### DATA EXCERPT
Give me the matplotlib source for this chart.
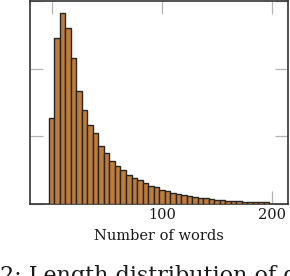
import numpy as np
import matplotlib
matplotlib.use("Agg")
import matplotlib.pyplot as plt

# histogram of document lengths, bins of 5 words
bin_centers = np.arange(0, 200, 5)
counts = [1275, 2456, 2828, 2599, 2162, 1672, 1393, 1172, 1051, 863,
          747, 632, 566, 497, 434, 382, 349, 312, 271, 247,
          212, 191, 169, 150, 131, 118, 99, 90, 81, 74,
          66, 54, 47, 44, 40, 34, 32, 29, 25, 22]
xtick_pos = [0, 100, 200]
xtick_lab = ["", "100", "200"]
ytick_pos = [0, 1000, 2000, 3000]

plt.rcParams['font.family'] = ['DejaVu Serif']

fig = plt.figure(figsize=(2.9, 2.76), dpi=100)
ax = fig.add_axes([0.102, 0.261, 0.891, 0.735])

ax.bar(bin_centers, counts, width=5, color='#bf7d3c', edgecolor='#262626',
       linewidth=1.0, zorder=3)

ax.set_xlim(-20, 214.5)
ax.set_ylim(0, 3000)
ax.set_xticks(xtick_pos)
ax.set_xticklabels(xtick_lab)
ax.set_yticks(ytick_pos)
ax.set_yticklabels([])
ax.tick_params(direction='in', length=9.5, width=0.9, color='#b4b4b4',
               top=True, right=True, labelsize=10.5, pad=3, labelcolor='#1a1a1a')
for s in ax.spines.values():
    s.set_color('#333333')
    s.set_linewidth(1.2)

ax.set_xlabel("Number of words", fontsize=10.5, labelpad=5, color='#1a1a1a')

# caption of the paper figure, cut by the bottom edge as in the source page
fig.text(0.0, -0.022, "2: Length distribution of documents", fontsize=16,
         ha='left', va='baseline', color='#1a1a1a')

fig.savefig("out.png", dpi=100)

### DIRECTION
Write out, word for word, the lines from the start of the data through the one holding "import matplotlib.pyplot as plt". Omit pictures.

### OUTPUT OF THE TASK
Give me the matplotlib source for this chart.
import numpy as np
import matplotlib
matplotlib.use("Agg")
import matplotlib.pyplot as plt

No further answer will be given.